- _SET TASK_
Copy every line of the data in which the word "this" occurs.

- _EXCERPTED DATA_
* * * * * * *
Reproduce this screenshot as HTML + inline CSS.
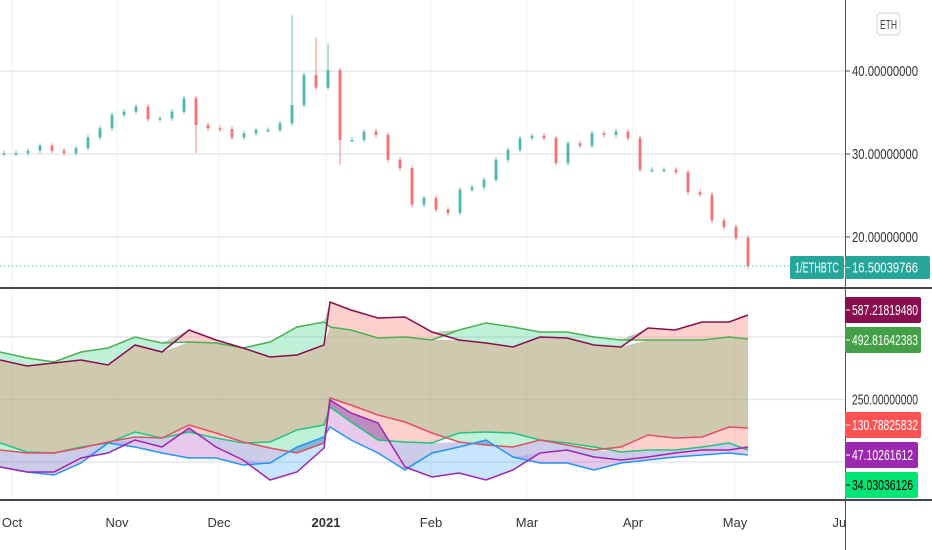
* * * * * * *
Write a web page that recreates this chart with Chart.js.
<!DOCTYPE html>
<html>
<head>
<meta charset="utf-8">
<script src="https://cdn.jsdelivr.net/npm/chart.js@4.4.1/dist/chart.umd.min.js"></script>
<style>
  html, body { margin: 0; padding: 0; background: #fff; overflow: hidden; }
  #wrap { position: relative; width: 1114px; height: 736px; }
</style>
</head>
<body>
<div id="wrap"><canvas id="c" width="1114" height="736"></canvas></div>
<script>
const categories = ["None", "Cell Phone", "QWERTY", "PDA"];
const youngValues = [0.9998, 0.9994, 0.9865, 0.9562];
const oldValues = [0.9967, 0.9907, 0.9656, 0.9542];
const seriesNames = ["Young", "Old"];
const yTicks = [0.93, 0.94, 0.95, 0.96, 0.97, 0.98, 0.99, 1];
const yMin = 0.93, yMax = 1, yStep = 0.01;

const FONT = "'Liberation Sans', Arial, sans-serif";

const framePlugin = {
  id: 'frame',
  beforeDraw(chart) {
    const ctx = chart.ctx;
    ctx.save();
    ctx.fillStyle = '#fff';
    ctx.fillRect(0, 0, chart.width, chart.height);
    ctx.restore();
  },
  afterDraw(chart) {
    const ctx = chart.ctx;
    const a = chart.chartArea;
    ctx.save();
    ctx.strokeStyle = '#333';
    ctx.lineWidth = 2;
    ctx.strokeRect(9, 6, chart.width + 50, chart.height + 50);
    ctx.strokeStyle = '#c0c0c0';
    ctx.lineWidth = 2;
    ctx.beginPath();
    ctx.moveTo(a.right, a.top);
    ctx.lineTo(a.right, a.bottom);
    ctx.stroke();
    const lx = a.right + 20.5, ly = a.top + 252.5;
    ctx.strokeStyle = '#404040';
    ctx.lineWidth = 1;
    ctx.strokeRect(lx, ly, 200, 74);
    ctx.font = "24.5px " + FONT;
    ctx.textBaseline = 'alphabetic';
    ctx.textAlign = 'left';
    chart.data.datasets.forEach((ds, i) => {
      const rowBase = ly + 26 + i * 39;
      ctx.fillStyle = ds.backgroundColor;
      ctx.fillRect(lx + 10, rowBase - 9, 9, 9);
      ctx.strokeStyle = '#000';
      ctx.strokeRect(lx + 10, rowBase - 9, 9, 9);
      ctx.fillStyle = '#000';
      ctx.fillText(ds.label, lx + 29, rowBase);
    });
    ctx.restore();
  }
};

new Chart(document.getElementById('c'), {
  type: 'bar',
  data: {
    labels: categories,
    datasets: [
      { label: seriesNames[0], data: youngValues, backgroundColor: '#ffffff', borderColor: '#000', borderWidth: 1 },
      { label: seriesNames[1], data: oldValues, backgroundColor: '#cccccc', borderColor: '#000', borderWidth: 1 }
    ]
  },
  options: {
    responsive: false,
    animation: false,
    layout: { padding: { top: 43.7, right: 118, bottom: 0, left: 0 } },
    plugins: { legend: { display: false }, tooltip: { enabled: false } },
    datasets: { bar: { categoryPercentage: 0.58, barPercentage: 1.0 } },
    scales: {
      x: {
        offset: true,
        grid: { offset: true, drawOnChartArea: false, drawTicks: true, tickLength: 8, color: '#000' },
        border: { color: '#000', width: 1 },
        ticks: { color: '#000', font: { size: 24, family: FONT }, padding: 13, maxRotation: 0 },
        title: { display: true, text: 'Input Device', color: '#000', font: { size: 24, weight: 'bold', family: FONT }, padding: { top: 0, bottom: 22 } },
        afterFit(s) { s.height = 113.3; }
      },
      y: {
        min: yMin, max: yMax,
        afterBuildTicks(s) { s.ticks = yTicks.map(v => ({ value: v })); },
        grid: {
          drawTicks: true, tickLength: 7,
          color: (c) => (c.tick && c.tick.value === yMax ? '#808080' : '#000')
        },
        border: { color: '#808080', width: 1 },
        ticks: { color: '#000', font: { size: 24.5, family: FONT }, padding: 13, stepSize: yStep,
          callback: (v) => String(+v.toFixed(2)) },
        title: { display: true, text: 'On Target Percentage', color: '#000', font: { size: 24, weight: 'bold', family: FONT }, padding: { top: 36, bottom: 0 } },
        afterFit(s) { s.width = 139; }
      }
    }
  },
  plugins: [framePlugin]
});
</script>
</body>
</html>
* * * * * * *
- _WORKED ANSWER_
Reproduce this screenshot as HTML + inline CSS.
Write a web page that recreates this chart with Chart.js.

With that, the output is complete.